====== COLLECTED DATA ======

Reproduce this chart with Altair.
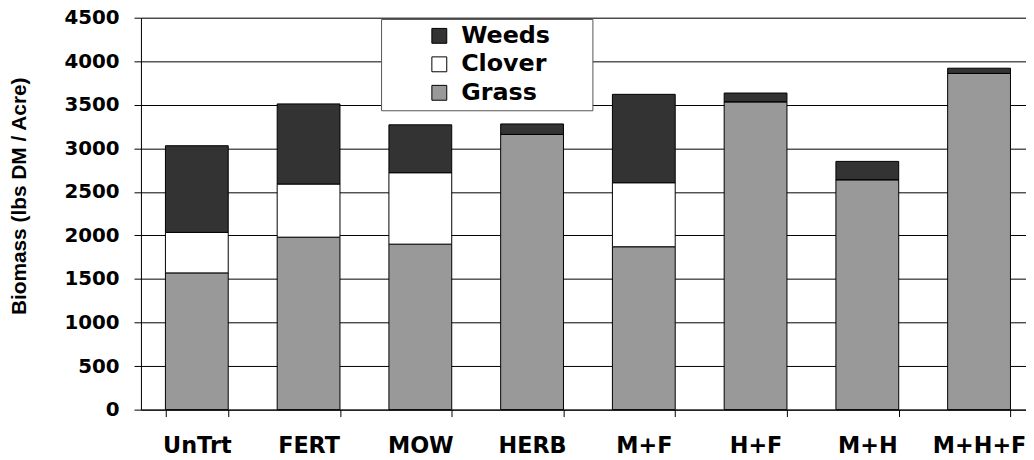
import altair as alt
import pandas as pd

treatments = ["UnTrt", "FERT", "MOW", "HERB", "M+F", "H+F", "M+H", "M+H+F"]
grass = [1570, 1980, 1900, 3160, 1870, 3535, 2640, 3860]
clover = [465, 610, 820, 0, 735, 0, 0, 0]
weeds = [995, 920, 550, 120, 1015, 100, 210, 60]
components = ["Weeds", "Clover", "Grass"]
component_colors = ["#333333", "#ffffff", "#999999"]
y_ticks = list(range(0, 4501, 500))

rows = []
for i, t in enumerate(treatments):
    for comp, vals, order in (("Grass", grass, 0), ("Clover", clover, 1), ("Weeds", weeds, 2)):
        rows.append({"Treatment": t, "Component": comp, "Biomass": vals[i], "Order": order})
df = pd.DataFrame(rows)

bold_font = "DejaVu Sans"

chart = alt.Chart(df).mark_bar(stroke="black", strokeWidth=1).encode(
    x=alt.X(
        "Treatment:N",
        sort=treatments,
        scale=alt.Scale(range=[0, 901], paddingInner=0.438, paddingOuter=0.219),
        axis=alt.Axis(
            title=None, labelAngle=0, tickBand="extent", tickSize=7,
            tickColor="black", domainColor="black", grid=False,
            labelFont=bold_font, labelFontSize=22.5, labelFontWeight="bold",
            labelColor="black", labelPadding=18,
        ),
    ),
    y=alt.Y(
        "Biomass:Q",
        stack="zero",
        scale=alt.Scale(domain=[0, 4500], nice=False),
        axis=alt.Axis(
            values=y_ticks, format="d", title="Biomass (lbs  DM / Acre)",
            titleFont="Liberation Sans", titleFontSize=21, titleFontWeight="bold",
            titleColor="black", titleX=-122, titleY=179.5, titleAngle=270,
            titleAlign="center", titleBaseline="middle",
            labelFont=bold_font, labelFontSize=20, labelFontWeight="bold",
            labelColor="black", labelPadding=15, tickSize=7, tickColor="black",
            domainColor="black", grid=True, gridColor="black", gridWidth=1,
        ),
    ),
    color=alt.Color(
        "Component:N",
        scale=alt.Scale(domain=components, range=component_colors),
        legend=alt.Legend(
            title=" ", titleOrient="right", titlePadding=38, titleFontSize=1,
            orient="none", legendX=242, legendY=1.3, padding=5,
            fillColor="white", strokeColor="#555555",
            symbolType="square", symbolSize=225, symbolStrokeColor="black",
            symbolStrokeWidth=1, symbolOffset=41.7, labelOffset=10,
            labelFont=bold_font, labelFontWeight="bold", labelFontSize=24,
            labelColor="black", rowPadding=4.7, labelBaseline="middle",
        ),
    ),
    order=alt.Order("Order:Q", sort="ascending"),
).properties(
    width=892,
    height=395,
    autosize=alt.AutoSizeParams(type="none"),
    padding={"left": 134, "top": 8, "right": 0, "bottom": 48},
).configure_view(stroke=None).configure(background="white")

chart.save("out.html", embed_options={"renderer": "svg", "actions": False})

======

Write out the whole listing again, exactly, with no pictures.

**OUTPUT OF THE EXERCISE**.
Reproduce this chart with Altair.
import altair as alt
import pandas as pd

treatments = ["UnTrt", "FERT", "MOW", "HERB", "M+F", "H+F", "M+H", "M+H+F"]
grass = [1570, 1980, 1900, 3160, 1870, 3535, 2640, 3860]
clover = [465, 610, 820, 0, 735, 0, 0, 0]
weeds = [995, 920, 550, 120, 1015, 100, 210, 60]
components = ["Weeds", "Clover", "Grass"]
component_colors = ["#333333", "#ffffff", "#999999"]
y_ticks = list(range(0, 4501, 500))

rows = []
for i, t in enumerate(treatments):
    for comp, vals, order in (("Grass", grass, 0), ("Clover", clover, 1), ("Weeds", weeds, 2)):
        rows.append({"Treatment": t, "Component": comp, "Biomass": vals[i], "Order": order})
df = pd.DataFrame(rows)

bold_font = "DejaVu Sans"

chart = alt.Chart(df).mark_bar(stroke="black", strokeWidth=1).encode(
    x=alt.X(
        "Treatment:N",
        sort=treatments,
        scale=alt.Scale(range=[0, 901], paddingInner=0.438, paddingOuter=0.219),
        axis=alt.Axis(
            title=None, labelAngle=0, tickBand="extent", tickSize=7,
            tickColor="black", domainColor="black", grid=False,
            labelFont=bold_font, labelFontSize=22.5, labelFontWeight="bold",
            labelColor="black", labelPadding=18,
        ),
    ),
    y=alt.Y(
        "Biomass:Q",
        stack="zero",
        scale=alt.Scale(domain=[0, 4500], nice=False),
        axis=alt.Axis(
            values=y_ticks, format="d", title="Biomass (lbs  DM / Acre)",
            titleFont="Liberation Sans", titleFontSize=21, titleFontWeight="bold",
            titleColor="black", titleX=-122, titleY=179.5, titleAngle=270,
            titleAlign="center", titleBaseline="middle",
            labelFont=bold_font, labelFontSize=20, labelFontWeight="bold",
            labelColor="black", labelPadding=15, tickSize=7, tickColor="black",
            domainColor="black", grid=True, gridColor="black", gridWidth=1,
        ),
    ),
    color=alt.Color(
        "Component:N",
        scale=alt.Scale(domain=components, range=component_colors),
        legend=alt.Legend(
            title=" ", titleOrient="right", titlePadding=38, titleFontSize=1,
            orient="none", legendX=242, legendY=1.3, padding=5,
            fillColor="white", strokeColor="#555555",
            symbolType="square", symbolSize=225, symbolStrokeColor="black",
            symbolStrokeWidth=1, symbolOffset=41.7, labelOffset=10,
            labelFont=bold_font, labelFontWeight="bold", labelFontSize=24,
            labelColor="black", rowPadding=4.7, labelBaseline="middle",
        ),
    ),
    order=alt.Order("Order:Q", sort="ascending"),
).properties(
    width=892,
    height=395,
    autosize=alt.AutoSizeParams(type="none"),
    padding={"left": 134, "top": 8, "right": 0, "bottom": 48},
).configure_view(stroke=None).configure(background="white")

chart.save("out.html", embed_options={"renderer": "svg", "actions": False})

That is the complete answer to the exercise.